Mas el secreto objeto de los más perentorios deseos es el constituido por "Ias materias reservadas". El preclaro abanderado de este desigual combate no es otro que Baltasar Garzón, quien, sostiene lo siguiente: "No podrán ocultarse [al juez instructor] aquellos datos que constituyen elementos de prueba para el descubrimiento de una actividad delictiva. Cuan do entren en colisión intereses de la seguridad del Estado y el de la averiguación de la verdad en el ámbito penal (...) se exige que el primero ceda siempre a favor del segundo".
Se abre, pues, un debate de los que tanto gustan en España.
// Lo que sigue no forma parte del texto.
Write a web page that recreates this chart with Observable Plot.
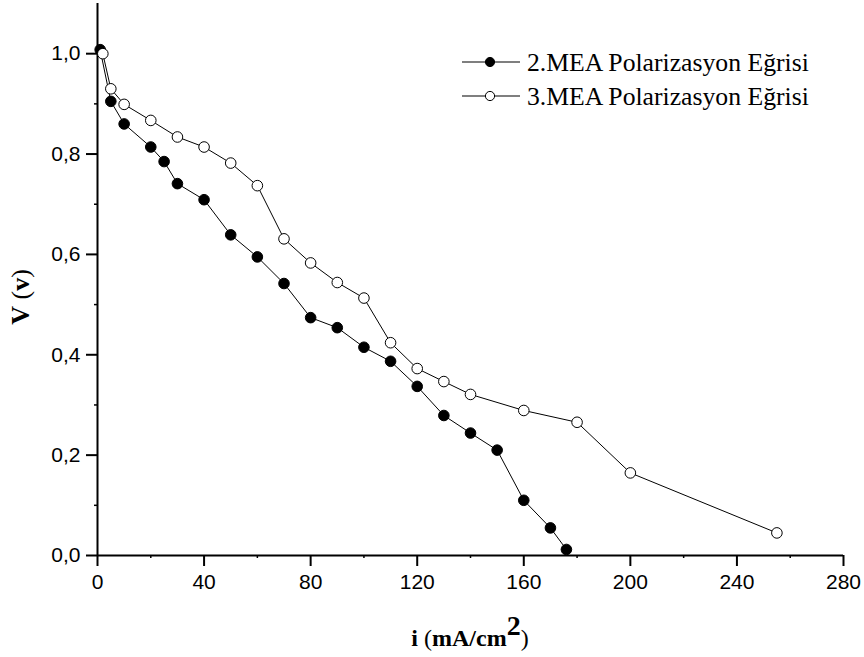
<!DOCTYPE html>
<html>
<head>
<meta charset="utf-8">
<script src="https://cdn.jsdelivr.net/npm/d3@7"></script>
<script src="https://cdn.jsdelivr.net/npm/@observablehq/plot@0.6"></script>
<style>
  html, body { margin: 0; padding: 0; background: white; }
  #chart { width: 864px; height: 657px; }
</style>
</head>
<body>
<div id="chart"></div>
<script>
// ---- data ----
const mea2I = [1, 5, 10, 20, 25, 30, 40, 50, 60, 70, 80, 90, 100, 110, 120, 130, 140, 150, 160, 170, 176];
const mea2V = [1.008, 0.905, 0.86, 0.814, 0.785, 0.741, 0.709, 0.639, 0.595, 0.542, 0.474, 0.454, 0.415, 0.387, 0.337, 0.279, 0.244, 0.21, 0.11, 0.055, 0.012];
const mea3I = [2, 5, 10, 20, 30, 40, 50, 60, 70, 80, 90, 100, 110, 120, 130, 140, 160, 180, 200, 255];
const mea3V = [1.0, 0.93, 0.899, 0.867, 0.834, 0.814, 0.782, 0.737, 0.631, 0.583, 0.544, 0.513, 0.424, 0.3725, 0.3466, 0.321, 0.289, 0.2655, 0.1646, 0.045];
const seriesNames = ["2.MEA Polarizasyon Eğrisi", "3.MEA Polarizasyon Eğrisi"];
const xTicks = [0, 40, 80, 120, 160, 200, 240, 280];
const xMinor = [20, 60, 100, 140, 180, 220, 260];
const yTicks = [0, 0.2, 0.4, 0.6, 0.8, 1.0];
const yMinor = [0.1, 0.3, 0.5, 0.7, 0.9];
const xDomain = [0, 280];
const yDomain = [0, 1.1];

const s2 = mea2I.map((x, i) => ({x, y: mea2V[i]}));
const s3 = mea3I.map((x, i) => ({x, y: mea3V[i]}));
const fmt = d => d.toFixed(1).replace(".", ",");

const chart = Plot.plot({
  width: 864,
  height: 657,
  marginLeft: 97,
  marginRight: 21,
  marginTop: 3,
  marginBottom: 102,
  x: {domain: xDomain},
  y: {domain: yDomain},
  style: {fontFamily: "'Liberation Sans', Arial, sans-serif", fontSize: "21px", color: "black", background: "white", overflow: "visible"},
  marks: [
    Plot.axisX(xTicks, {tickSize: 11, tickPadding: 8, tickFormat: d => String(d), label: null, strokeWidth: 2, stroke: "black", fill: "black", fontSize: 21}),
    Plot.axisX(xMinor, {tickSize: 3, tickFormat: () => "", label: null, strokeWidth: 1.5, stroke: "black"}),
    Plot.axisY(yTicks, {tickSize: 11, tickPadding: 6, tickFormat: fmt, label: null, strokeWidth: 2, stroke: "black", fill: "black", fontSize: 21}),
    Plot.axisY(yMinor, {tickSize: 3, tickFormat: () => "", label: null, strokeWidth: 1.5, stroke: "black"}),
    Plot.ruleY([yDomain[0]], {stroke: "black", strokeWidth: 2}),
    Plot.ruleX([xDomain[0]], {stroke: "black", strokeWidth: 2}),
    Plot.line(s2, {x: "x", y: "y", stroke: "black", strokeWidth: 1}),
    Plot.dot(s2, {x: "x", y: "y", r: 5.3, fill: "black", stroke: "black", strokeWidth: 1}),
    Plot.line(s3, {x: "x", y: "y", stroke: "black", strokeWidth: 1}),
    Plot.dot(s3, {x: "x", y: "y", r: 5.3, fill: "white", stroke: "black", strokeWidth: 1})
  ]
});
document.getElementById("chart").appendChild(chart);

// ---- axis titles and legend drawn into the same SVG ----
const svg = d3.select(chart);
const serif = "'Liberation Serif', 'Times New Roman', serif";

// x title: i (mA/cm²)
const xt = svg.append("text")
  .attr("x", 470).attr("y", 646)
  .attr("text-anchor", "middle")
  .attr("font-family", serif).attr("font-size", 24).attr("fill", "black");
xt.append("tspan").attr("font-weight", "bold").text("i");
xt.append("tspan").text(" (");
xt.append("tspan").attr("font-weight", "bold").text("mA/cm");
xt.append("tspan").attr("font-weight", "bold").attr("font-size", 28).attr("dy", -11).text("2");
xt.append("tspan").attr("dy", 11).text(")");

// y title: V (v)
const yt = svg.append("text")
  .attr("transform", "translate(29,297) rotate(-90)")
  .attr("text-anchor", "middle")
  .attr("font-family", serif).attr("font-size", 26).attr("fill", "black");
yt.append("tspan").attr("font-weight", "bold").text("V");
yt.append("tspan").text(" (");
yt.append("tspan").attr("font-weight", "bold").text("v");
yt.append("tspan").text(")");

// legend
const legendFill = ["black", "white"];
const lg = svg.append("g").attr("text-anchor", "start");
seriesNames.forEach((name, i) => {
  const y = 62 + i * 34;
  lg.append("line").attr("x1", 462).attr("x2", 520).attr("y1", y).attr("y2", y)
    .attr("stroke", "black").attr("stroke-width", 1.2);
  lg.append("circle").attr("cx", 490).attr("cy", y).attr("r", 4.6)
    .attr("fill", legendFill[i]).attr("stroke", "black").attr("stroke-width", 1);
  lg.append("text").attr("x", 527).attr("y", y).attr("dy", "0.35em")
    .attr("text-anchor", "start")
    .attr("font-family", serif).attr("font-size", 25.7).attr("fill", "black").text(name);
});
</script>
</body>
</html>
Aquellos en los cuales toda demagogia tiene su asiento. "La suma de poder y secreto produce resultados monstruosos", ha escrito otro miembro del Poder Judicial, Perfecto A. Ibáñez, y no se refería al secreto sobre las fuentes periodísticas. Secreto éste que sí se suma al poder mediático, no a un poder baladí. La conclusión de don Perfecto es la siguiente: "Del operar público cubierto por la razón de Estado no se sabe, en realidad, nada bueno".
La demagogia es un mal y el corporativismo otro, y sumados constituyen un monstruo amenazante. Detrás de toda esta demagogia está -y no se oculta- el corporativismo en lucha por el poder. Lo facilón es subirse al carro de la transparencia, exigiendo que desaparezcan los secretos de Estado y hasta la razón de Estado, pero esos secretos protegen valores e intereses colectivos. Como son las estrategias policiales, informaciones acerca de la política exterior, nombres de confidentes, patentes y marcas, datos tecnológicos y un nutrido etcétera.
Pero, aparte de proteger, el secreto oficial puede ocultar conductas detestables y hasta perseguibles penalmente. Y si son perseguibles penalmente, ¿cómo no aceptar que el derecho al secreto (oficial) ceda ante la justicia? En efecto, en un Estado de derecho, todos, incluidos los poderes públicos, están sometidos al examen judicial, pero, siendo verdad que cualquier hecho es controlable por el juez, no quiere esto decir que el juez pueda recorrer cualquier itinerario para establecer la verdad. Por ejemplo: no puede obligar a nadie a declarar contra, sí mismo, ni exigir al sacerdote que declare acerca de lo que sabe a través del secreto de confesión, ni al periodista sobre sus fuentes... ni al Estado sobre sus secretos. A no ser que consideremos que el secreto periodístico protege valores mejores que el Estado.
Este asunto, como tantos otros que afectan hoy a la vida colectiva, pone en evidencia la potencia de dos líneas de fuerza, las utopías unidimensionales y el corporativismo. Ambas, a mi juicio, peligrosas por su expresión demagógica y arrasadora. La transparencia, que constituye un objetivo noble, adquiere frecuentemente en manos de sus administradores un tinte totalitario, puesto que pretende aplastar otros derechos.
Por su parte, el contencioso abierto en torno a los secretos de Estado ha producido una respuesta corporativa en las asociaciones de jueces sospechosamente unánime. Porque la unanimidad siempre es sospechosa, y si es corporativa y proveniente de quienes detentan un poder decisivo del Estado, entonces resulta, además, peligrosa. La justicia funciona basándose en la capacidad de rectificación, de unos jueces respecto a las decisiones de otros. Si en verdad caminamos hacia la unanimidad corporativa, al menos, en asuntos calientes, la justicia no saldrá bien parada de ello.
Corren malos vientos y, además, soplan fuerte. Y lo peor: casi nadie está dispuesto a plantarles cara.